Crazy Rich Asians deals with many cultural differences between Chinese and Chinese-Americans. It is based on the best-selling book by Kevin Kwan and it really shares the polarity between "Chinese-born" and their "Chinese-American" counterparts. Rachel (Constance Wu) plays an economic professor that goes to Singapore with her boyfriend Nick Young (Henry Golding) and begins the roller coaster of meeting his family. In Singapore she realizes that he comes from money and the dynamic of their relationship changes immediately. This movie was fantastic (I've watched it about 3 times now) and it really does a great job of showing the polarity between the Chinese-American and Chinese cultures. The expectations that Nick Young's family has for him is to take over the family business and his mother plays a very believable villain as she tries to tear them apart.

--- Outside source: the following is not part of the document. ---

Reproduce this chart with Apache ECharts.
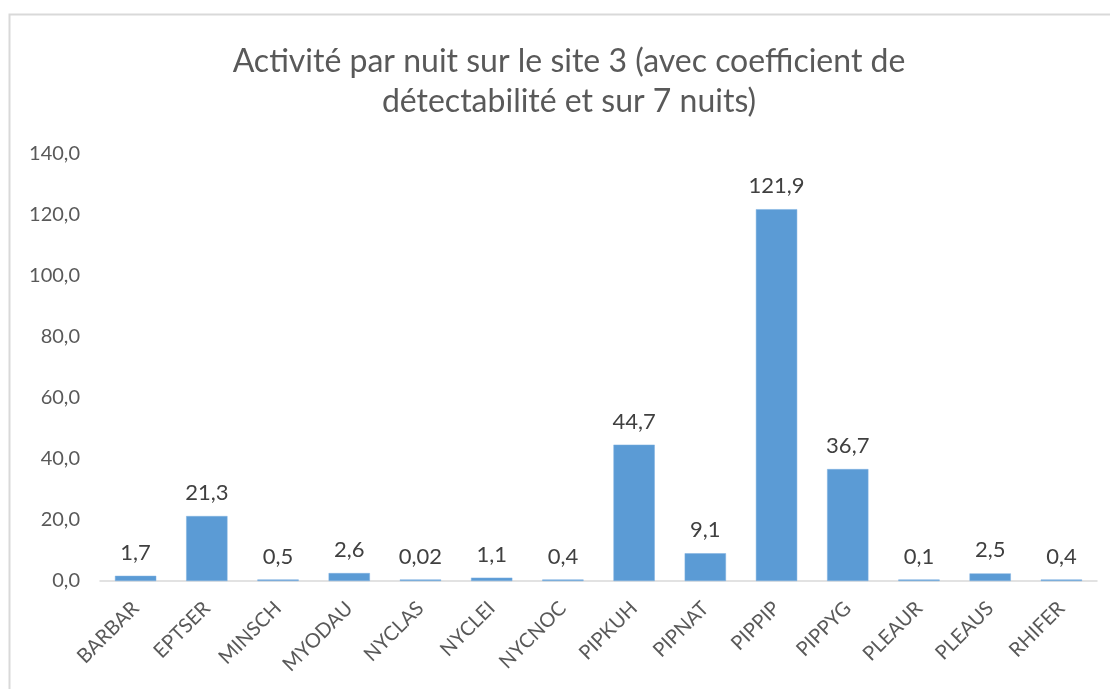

I would use this film to show the differences in these cultures and to show these cultures and their views towards each other. 

Tiffany Chang
Topic replies: 31
Topic Posts: 3
Crazy Rich Asians

I absolutely loved this movie, and the best part was watching it with my family including my grandma. We purposely sat my mom on one end and my grandma on the other of our row in the movie theater as she is my grandma's daughter-in-law. The family dynamics and matriarch respect painted a very accurate picture, especially for our family. My siblings and I knew the exact scene where our mother and grandmother would react differently. In one scene, the family are making dumplings. The grandmother criticized Michelle Yeoh's character for making ugly dumplings. My grandmother laughed and said, "Wow! She's so good," while my mom's reaction was, "Story of my life." 

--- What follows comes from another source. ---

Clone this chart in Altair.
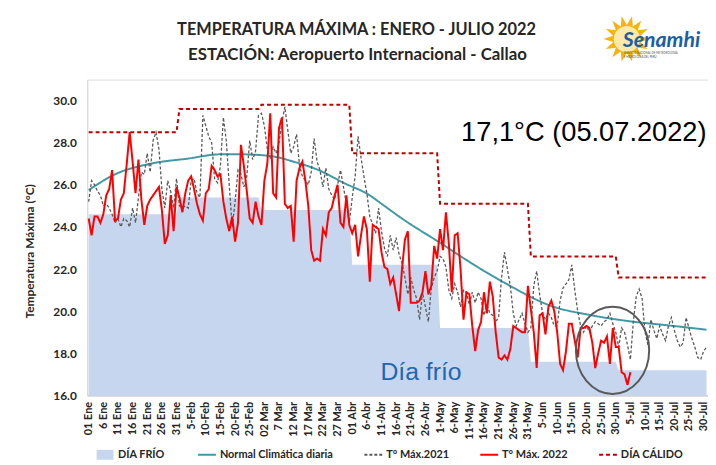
import math
import altair as alt
import pandas as pd

# ---------------- data ----------------
title_lines = ["TEMPERATURA MÁXIMA : ENERO - JULIO 2022",
               "ESTACIÓN: Aeropuerto Internacional - Callao"]

tick_labels = ["01 Ene", "6 Ene", "11 Ene", "16 Ene", "21 Ene", "26 Ene", "31 Ene",
               "5-Feb", "10-Feb", "15-Feb", "20-Feb", "25-Feb",
               "02 Mar", "7 Mar", "12 Mar", "17 Mar", "22 Mar", "27 Mar",
               "01 Abr", "6-Abr", "11-Abr", "16-Abr", "21-Abr", "26-Abr",
               "1-May", "6-May", "11-May", "16-May", "21-May", "26-May", "31-May",
               "5-Jun", "10-Jun", "15-Jun", "20-Jun", "25-Jun", "30-Jun",
               "5-Jul", "10-Jul", "15-Jul", "20-Jul", "25-Jul", "30-Jul"]

month_lengths = [31, 28, 31, 30, 31, 30, 31]
dia_frio_mes = [24.6, 25.4, 24.8, 22.2, 19.2, 17.6, 17.2]
dia_calido_mes = [28.5, 29.6, 29.8, 27.5, 25.1, 22.6, 21.6]

normal_dias = [0, 9, 21, 34, 45, 52, 62, 70, 79, 87, 96, 100, 107, 122, 126,
               142, 159, 170, 186, 197, 211]
normal_vals = [25.75, 26.5, 27.0, 27.25, 27.45, 27.45, 27.37, 27.1, 26.67, 26.1,
               25.5, 25.1, 24.4, 23.07, 22.7, 21.35, 20.2, 19.85, 19.5, 19.34, 19.12]

tmax_2021 = [
    25.2, 26.2, 26.0, 25.7, 25.5, 25.0, 25.1, 24.9, 24.6, 24.2,
    24.4, 24.0, 24.4, 24.3, 24.0, 24.9, 24.2, 25.4, 26.6, 26.5,
    27.5, 26.6, 28.1, 28.5, 27.7, 25.8, 24.9, 26.2, 25.7, 24.9,
    26.3, 25.0, 24.9, 25.0, 24.9, 26.2, 26.3, 25.6, 25.4, 29.3,
    28.8, 28.3, 28.0, 26.3, 26.1, 26.9, 29.2, 28.1, 26.0, 24.0,
    25.2, 26.7, 26.5, 25.9, 26.4, 28.1, 27.2, 27.6, 29.3, 29.4,
    28.8, 27.7, 27.3, 27.8, 27.5, 28.0, 29.0, 29.7, 28.6, 27.5,
    27.8, 28.4, 26.9, 26.4, 26.2, 26.0, 26.6, 28.2, 27.1, 26.7,
    25.9, 26.8, 25.8, 25.5, 25.3, 26.0, 26.7, 25.9, 25.1, 24.2,
    25.4, 26.4, 28.3, 27.3, 26.4, 25.6, 24.5, 24.1, 23.7, 24.9,
    23.8, 23.0, 22.6, 23.6, 22.9, 23.5, 22.7, 22.3, 21.6, 20.8,
    21.6, 21.0, 20.6, 19.6, 20.9, 20.2, 19.5, 21.1, 21.6, 21.9,
    22.6, 22.5, 22.1, 21.0, 20.6, 21.3, 20.9, 20.2, 21.0, 20.9,
    20.3, 20.9, 20.4, 20.9, 20.6, 19.8, 20.3, 19.9, 19.8, 19.5,
    19.7, 21.6, 22.8, 22.0, 21.2, 19.9, 19.3, 19.6, 19.9, 19.4,
    19.0, 19.2, 21.2, 21.9, 20.8, 19.9, 19.6, 19.9, 19.7, 19.3,
    19.3, 20.5, 21.1, 21.3, 21.5, 22.2, 21.0, 20.0, 19.3, 19.0,
    19.3, 19.0, 19.3, 19.5, 19.4, 19.3, 19.5, 19.6, 19.9, 19.4,
    19.0, 18.3, 19.2, 19.0, 18.4, 17.7, 19.5, 20.7, 21.05, 20.6,
    19.0, 18.4, 19.6, 19.1, 18.7, 19.3, 18.9, 18.6, 19.3, 19.7,
    19.1, 18.6, 18.3, 18.5, 19.7, 19.2, 18.7, 18.3, 17.8, 17.7,
    18.1, 18.3]

tmax_2022 = [
    24.4, 23.6, 24.5, 24.5, 24.2, 24.6, 25.5, 25.8, 26.7, 24.3,
    24.4, 25.3, 25.6, 27.0, 28.5, 27.1, 25.6, 27.2, 25.3, 24.1,
    25.0, 25.3, 25.5, 25.7, 25.9, 24.8, 23.2, 23.6, 25.5, 23.8,
    25.9, 25.4, 24.7, 25.6, 26.2, 26.4, 25.8, 25.1, 24.6, 24.3,
    25.6, 25.8, 26.9, 26.7, 26.4, 26.5, 25.2, 24.4, 23.8, 24.5,
    23.3, 24.2, 27.9, 26.9, 25.7, 24.4, 24.2, 25.2, 24.5, 24.1,
    26.2, 27.0, 29.4, 25.6, 25.4, 28.7, 29.2, 25.1, 24.9, 25.0,
    23.3, 26.2, 26.8, 27.1, 26.2, 25.0, 22.9, 22.4, 22.5, 22.4,
    23.9, 23.6, 24.7, 24.9, 25.5, 26.0, 24.2, 24.0, 25.5, 24.1,
    23.7, 24.1, 22.6, 23.6, 24.5, 23.9, 21.4, 24.1, 24.0, 23.9,
    22.8, 22.1, 22.0, 21.3, 21.6, 20.8, 20.0, 22.0, 23.4, 23.8,
    20.4, 20.4, 20.4, 20.5, 20.9, 21.9, 20.8, 21.2, 23.1, 22.5,
    23.9, 22.9, 24.7, 23.2, 20.9, 23.6, 23.7, 22.0, 19.6, 20.9,
    20.8, 19.3, 18.1, 19.1, 19.5, 20.9, 19.9, 21.4, 20.7, 19.0,
    17.8, 17.7, 17.9, 17.7, 18.2, 19.3, 19.2, 19.1, 19.0, 19.0,
    21.2, 20.1, 19.0, 17.3, 19.8, 19.9, 18.9, 20.2, 20.5, 20.0,
    19.0, 17.5, 17.2, 18.1, 19.4, 19.4, 18.6, 17.8, 19.2, 19.2,
    19.3, 19.2, 18.5, 17.3, 18.0, 18.6, 18.5, 18.8, 17.5, 19.2,
    18.3, 18.3, 17.1, 17.0, 16.5, 17.1]

# annotations (day index, temperature)
anot_max_texto = "17,1°C (05.07.2022)"
anot_max_pos = (169.1, 28.09)
anot_frio_texto = "Día frío"
anot_frio_pos = (113.5, 16.73)
elipse_pos = (178.9, 18.14)

S_FRIO = "DÍA FRÍO"
S_NORM = "Normal Climática diaria"
S_2021 = "T° Máx.2021"
S_2022 = "T° Máx. 2022"
S_CAL = "DÍA CÁLIDO"
frio_color = "#c6d6ef"
line_series = [S_NORM, S_2021, S_2022, S_CAL]
line_colors = ["#3f9aa6", "#595959", "#ff0000", "#c00000"]
line_dash = [[1, 0], [3, 2], [1, 0], [4, 3]]

# ---------------- frames ----------------
n_days = sum(month_lengths)
frio, calido = [], []
for m, L in enumerate(month_lengths):
    frio += [dia_frio_mes[m]] * L
    calido += [dia_calido_mes[m]] * L

df_frio = pd.DataFrame({"d": range(n_days), "v": frio, "s": S_FRIO})
df_cal = pd.DataFrame({"d": range(n_days), "v": calido, "s": S_CAL})
df_norm = pd.DataFrame({"d": normal_dias, "v": normal_vals, "s": S_NORM})
df_21 = pd.DataFrame({"d": range(len(tmax_2021)), "v": tmax_2021, "s": S_2021})
df_22 = pd.DataFrame({"d": range(len(tmax_2022)), "v": tmax_2022, "s": S_2022})

label_expr = "[" + ",".join("'%s'" % t for t in tick_labels) + "][round(datum.value/5)]"

FONT = "Lato"
TXT = "#262626"

xscale = alt.Scale(domain=[-0.5, n_days - 0.5], nice=False, zero=False)
yscale = alt.Scale(domain=[16, 31], nice=False, zero=False)

X = alt.X("d:Q", scale=xscale, axis=alt.Axis(
    values=list(range(0, 211, 5)), labelExpr=label_expr, labelAngle=270,
    labelFont=FONT, labelFontSize=11, labelFontWeight="bold", labelColor=TXT,
    ticks=False, grid=False, domainColor="#bfbfbf", labelPadding=6,
    labelFlush=False, labelOverlap=False, title=None))
Y = alt.Y("v:Q", scale=yscale, axis=alt.Axis(
    values=list(range(16, 31, 2)), format=".1f", grid=False, ticks=False,
    domainColor="#d9d9d9", labelFont=FONT, labelFontSize=12, labelFontWeight="bold",
    labelColor=TXT, labelPadding=11, title="Temperatura Máxima (°C)",
    titleFont=FONT, titleFontSize=12, titleFontWeight="bold", titleColor=TXT,
    titleAngle=270, titleBaseline="middle", titleX=-58, titleY=173))

leg_common = dict(title=None, orient="none", direction="horizontal",
                  labelFont=FONT, labelFontSize=11, labelFontWeight="bold",
                  labelColor=TXT, labelOffset=3, padding=0, labelLimit=300)

rect_path = "M-0.85,-0.5H0.85V0.5H-0.85Z"
legend_fill = alt.Legend(legendX=8, legendY=369, symbolType=rect_path, symbolSize=400,
                         symbolStrokeWidth=0, symbolOpacity=1, **leg_common)
legend_line = alt.Legend(legendX=111, legendY=369, columns=4, symbolType="stroke",
                         symbolSize=324, symbolStrokeWidth=2, columnPadding=27,
                         **leg_common)

F = alt.Fill("s:N", scale=alt.Scale(domain=[S_FRIO], range=[frio_color]), legend=legend_fill)
S = alt.Stroke("s:N", scale=alt.Scale(domain=line_series, range=line_colors), legend=legend_line)
D = alt.StrokeDash("s:N", scale=alt.Scale(domain=line_series, range=line_dash), legend=legend_line)

area = alt.Chart(df_frio).mark_area(opacity=1).encode(x=X, y=Y, y2=alt.datum(16), fill=F)
norm = alt.Chart(df_norm).mark_line(strokeWidth=2, interpolate="monotone").encode(
    x=X, y=Y, stroke=S, strokeDash=D)
l21 = alt.Chart(df_21).mark_line(strokeWidth=1.3).encode(x=X, y=Y, stroke=S, strokeDash=D)
l22 = alt.Chart(df_22).mark_line(strokeWidth=2).encode(x=X, y=Y, stroke=S, strokeDash=D)
cal = alt.Chart(df_cal).mark_line(strokeWidth=2).encode(x=X, y=Y, stroke=S, strokeDash=D)

df_el = pd.DataFrame({"d": [elipse_pos[0]], "v": [elipse_pos[1]]})
ellipse = alt.Chart(df_el).mark_point(
    shape="M-1,0A1,1.19,0,1,1,1,0A1,1.19,0,1,1,-1,0Z", size=5476, filled=False,
    stroke="#595959", strokeWidth=2, opacity=1).encode(x=X, y=Y)

df_t1 = pd.DataFrame({"d": [anot_max_pos[0]], "v": [anot_max_pos[1]], "t": [anot_max_texto]})
txt_max = alt.Chart(df_t1).mark_text(font="Liberation Sans", fontSize=27.5, color="#000000",
                                     align="center", baseline="alphabetic").encode(x=X, y=Y, text="t:N")
df_t2 = pd.DataFrame({"d": [anot_frio_pos[0]], "v": [anot_frio_pos[1]], "t": [anot_frio_texto]})
txt_frio = alt.Chart(df_t2).mark_text(font="Liberation Sans", fontSize=25, color="#2166b1",
                                      align="center", baseline="alphabetic").encode(x=X, y=Y, text="t:N")

# title (two centred lines above the plot)
one = pd.DataFrame({"k": [0]})
title1 = alt.Chart(one).mark_text(text=title_lines[0], font=FONT, fontSize=16.5, fontWeight="bold",
                                  color=TXT, align="center", baseline="alphabetic").encode(
    x=alt.value(272), y=alt.value(-45))
title2 = alt.Chart(one).mark_text(text=title_lines[1], font=FONT, fontSize=17, fontWeight="bold",
                                  color=TXT, align="center", baseline="alphabetic").encode(
    x=alt.value(273), y=alt.value(-20))

# logo (Senamhi)
n_r = 14
pts = []
for i in range(2 * n_r):
    r = 1.0 if i % 2 == 0 else 0.6
    a = math.pi * i / n_r
    pts.append("%.3f,%.3f" % (r * math.cos(a), r * math.sin(a)))
sun_path = "M" + "L".join(pts) + "Z"
sun = alt.Chart(one).mark_point(shape=sun_path, size=2200, filled=True, fill="#f6b20f",
                                opacity=1, strokeWidth=0).encode(x=alt.value(545), y=alt.value(-41))
sun_c = alt.Chart(one).mark_point(shape="circle", size=700, filled=True, fill="#fde9a8",
                                  opacity=1, strokeWidth=0).encode(x=alt.value(545), y=alt.value(-41))
logo_t = alt.Chart(one).mark_text(text="Senamhi", font=FONT, fontSize=21.5, fontWeight="bold",
                                  fontStyle="italic", color="#1b5ea8", align="center",
                                  baseline="alphabetic").encode(x=alt.value(580), y=alt.value(-33))
logo_s1 = alt.Chart(one).mark_text(text="SERVICIO NACIONAL DE METEOROLOGÍA", font=FONT, fontSize=2.8,
                                   color="#555555", align="left", baseline="alphabetic").encode(
    x=alt.value(542), y=alt.value(-25.5))
logo_s2 = alt.Chart(one).mark_text(text="E HIDROLOGÍA DEL PERÚ", font=FONT, fontSize=2.8,
                                   color="#555555", align="left", baseline="alphabetic").encode(
    x=alt.value(542), y=alt.value(-21.5))

chart = alt.layer(area, norm, l21, l22, cal, ellipse, txt_max, txt_frio,
                  title1, title2, sun, sun_c, logo_t, logo_s1, logo_s2).properties(
    width=627, height=319,
    padding={"left": 80, "top": 70, "right": 0, "bottom": 68},
    autosize=alt.AutoSizeParams(type="none"),
).configure_view(stroke=None).configure(background="white")

chart.save("out.html", embed_options={"renderer": "svg", "actions": False})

This film is a great cultural study although I would not show this to my students as I teach 5th graders. I do teach in a district which is predominantly Chinese so I might ask my students if they could describe how their family dynamics work. Showing some clips could help them compare if certain dynamics are similar. 

Marcos Rico
Topic replies: 87
Topic Posts: 10
Crazy Rich Asians

Thank you for the movie review. It is kind of the theme for this summer week long seminar :) Sounds like an interesting movie to watch. I was looking for it on Netflix, but they do not have it. Oddly enough is cheaper to buy an actual DVD of the movie from Best Buy than to stream it from Amazon of YouTube. I just ordered a copy of the dvd (ready for pick up at my local store in an hour.) I am sure that my wife will not mind watching Crazy Rich Asians with me.

Amy Chen
Topic replies: 51
Topic Posts: 7
Crazy Rich Asians

I just recently watched this movie for the second time. Although it follows a romantic comedy structure, the fact that it is an all Asian cast as well as Asian directing staff makes the movie truly special. It has been almost 20 years since Joy Luck Club (another all Asian cast movie) premiered on screens nationwide. Crazy Rich Asians highlights Asian culture so beautifully, especially the street food scene and the Mah Jong parlor in Singapore. 

Diana Corey
Topic replies: 30
Topic Posts: 4
Crazy Rich Asians

This is a great movie, and the only thing holding me back from wanting to show it in class is that it is in English! Perhaps it would be a good pick for Chinese Club instead, where there is less of a language objective and more of a cultural immersion objective. I could also show clips showing relationship dynamics and then discuss them in Chinese, and there are a few scenes where the characters speak a little Chinese. I can think of many points in my curriculum where something from this movie would be useful to show and discuss.